The reason this is the part NIST standardized first connects back to the threat timeline. A capable quantum computer does not yet exist, but the "harvest now, decrypt later" risk is present today for any data that must remain confidential for a long period. Because key establishment is the hinge of session confidentiality, putting a standardized, quantum-resistant KEM in implementers' hands is the most time-sensitive move — it protects the confidentiality of keys negotiated now against decryption later. Signatures, addressed by the companion FIPS 204 and FIPS 205 standards, defend authenticity and integrity, which are generally less exposed to the harvest-now problem because a signature's value is largely contemporaneous.

The takeaway for defenders

For a defender, the document-grounded summary is this: post-quantum cryptography is no longer purely prospective.
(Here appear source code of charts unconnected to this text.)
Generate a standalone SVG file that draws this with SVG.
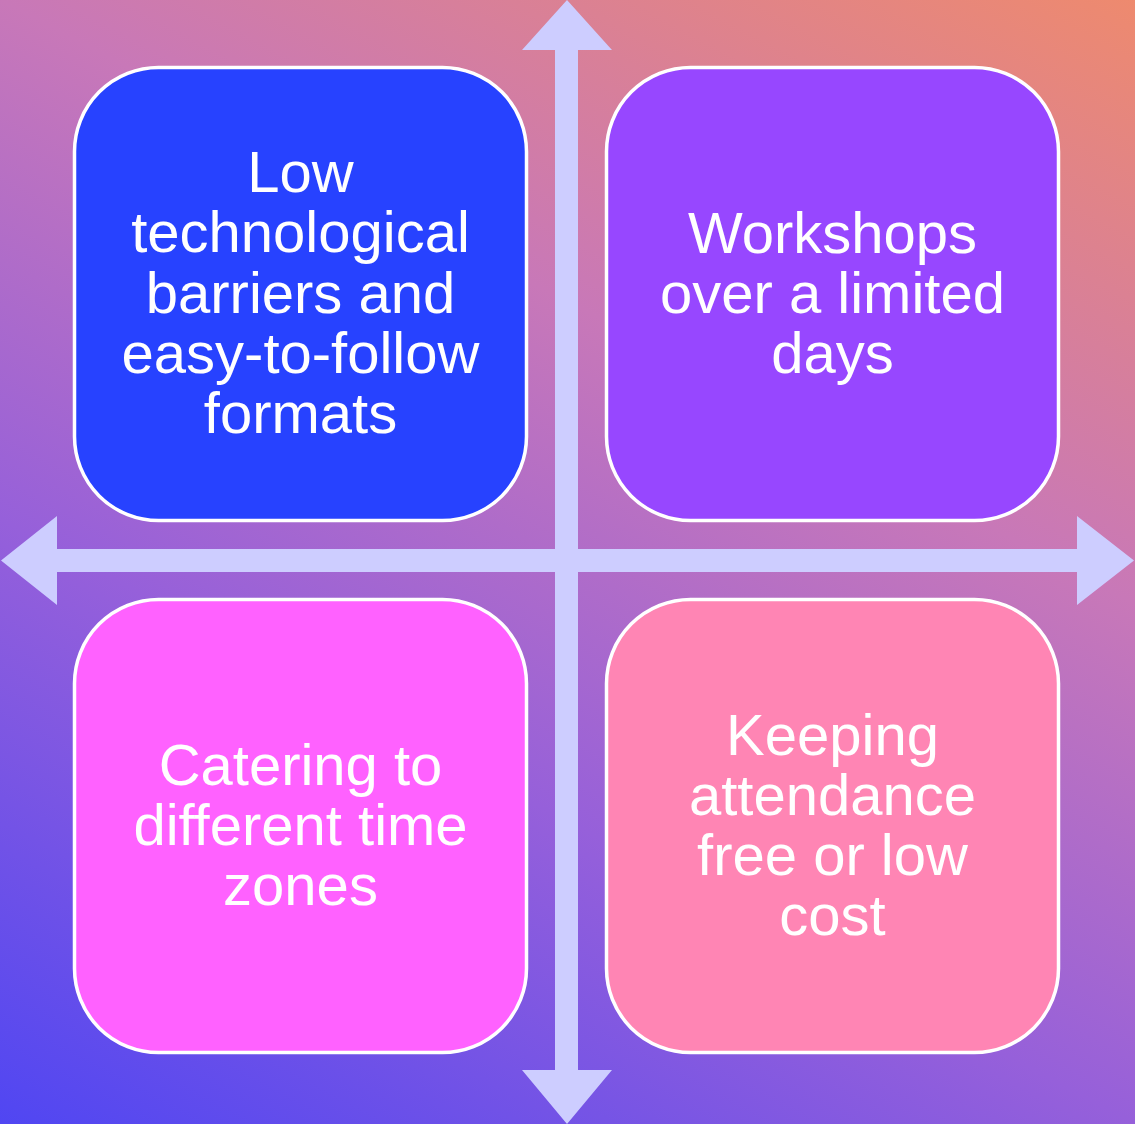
<svg xmlns="http://www.w3.org/2000/svg" width="1135" height="1124" viewBox="0 0 1135 1124">
  <defs>
    <linearGradient id="bg" gradientUnits="userSpaceOnUse" x1="0" y1="1124" x2="718" y2="-224">
      <stop offset="0" stop-color="#5046F2"/>
      <stop offset="0.35" stop-color="#9660DA"/>
      <stop offset="0.65" stop-color="#C878B8"/>
      <stop offset="1" stop-color="#EE8A6E"/>
    </linearGradient>
    <style>
      .box { stroke: #FFFFFF; stroke-width: 3.5; }
      .label { font-family: "Liberation Sans", Arial, sans-serif; font-size: 58px; fill: #FFFFFF; text-anchor: middle; }
      .axis { fill: #CDCDFF; }
    </style>
  </defs>

  <!-- background -->
  <rect x="0" y="0" width="1135" height="1124" fill="url(#bg)"/>

  <!-- axes: double-headed arrows crossing in the middle -->
  <g id="connectors">
    <polygon class="axis" points="567,0 612,50 578,50 578,1070 612,1070 567,1124 522,1070 555,1070 555,50 522,50"/>
    <polygon class="axis" points="1,560.5 57,516 57,549 1077,549 1077,516 1134,560.5 1077,605 1077,572 57,572 57,605"/>
  </g>

  <!-- quadrant: top left -->
  <g id="node-tech">
    <rect class="box" x="74.5" y="67.5" width="452" height="453" rx="84" fill="#2742FF"/>
    <text class="label" x="300.5" y="192">Low</text>
    <text class="label" x="300.5" y="252">technological</text>
    <text class="label" x="300.5" y="312.5">barriers and</text>
    <text class="label" x="300.5" y="372.5">easy-to-follow</text>
    <text class="label" x="300.5" y="433">formats</text>
  </g>

  <!-- quadrant: top right -->
  <g id="node-workshops">
    <rect class="box" x="606.5" y="67.5" width="452" height="453" rx="84" fill="#9747FF"/>
    <text class="label" x="832.5" y="253">Workshops</text>
    <text class="label" x="832.5" y="313">over a limited</text>
    <text class="label" x="832.5" y="373">days</text>
  </g>

  <!-- quadrant: bottom left -->
  <g id="node-timezones">
    <rect class="box" x="74.5" y="599.5" width="452" height="453" rx="84" fill="#FF61FF"/>
    <text class="label" x="300.5" y="785">Catering to</text>
    <text class="label" x="300.5" y="845">different time</text>
    <text class="label" x="300.5" y="905">zones</text>
  </g>

  <!-- quadrant: bottom right -->
  <g id="node-cost">
    <rect class="box" x="606.5" y="599.5" width="452" height="453" rx="84" fill="#FF85B4"/>
    <text class="label" x="832.5" y="755">Keeping</text>
    <text class="label" x="832.5" y="815">attendance</text>
    <text class="label" x="832.5" y="875">free or low</text>
    <text class="label" x="832.5" y="935">cost</text>
  </g>
</svg>
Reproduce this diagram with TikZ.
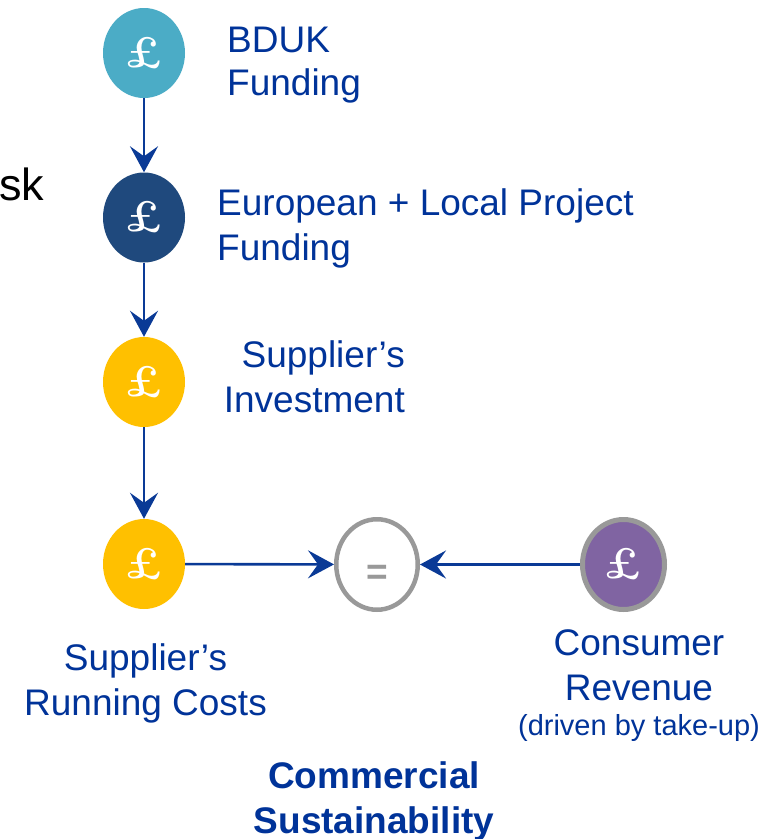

As of August 2024, FIPS 203 provides a NIST-standardized, lattice-based KEM — ML-KEM — that establishes shared keys over public channels and is believed secure against quantum-equipped adversaries, in three selectable strength levels. Together with the FIPS 204 and FIPS 205 signature standards, it gives organizations a finalized algorithmic foundation for the transition away from quantum-vulnerable public-key cryptography. The citable primary source for any claim about what PQC "is" at the standard level is FIPS 203 itself, and its definition of a KEM is the load-bearing sentence — the rest of the post-quantum conversation, including the long migration, builds on that primitive.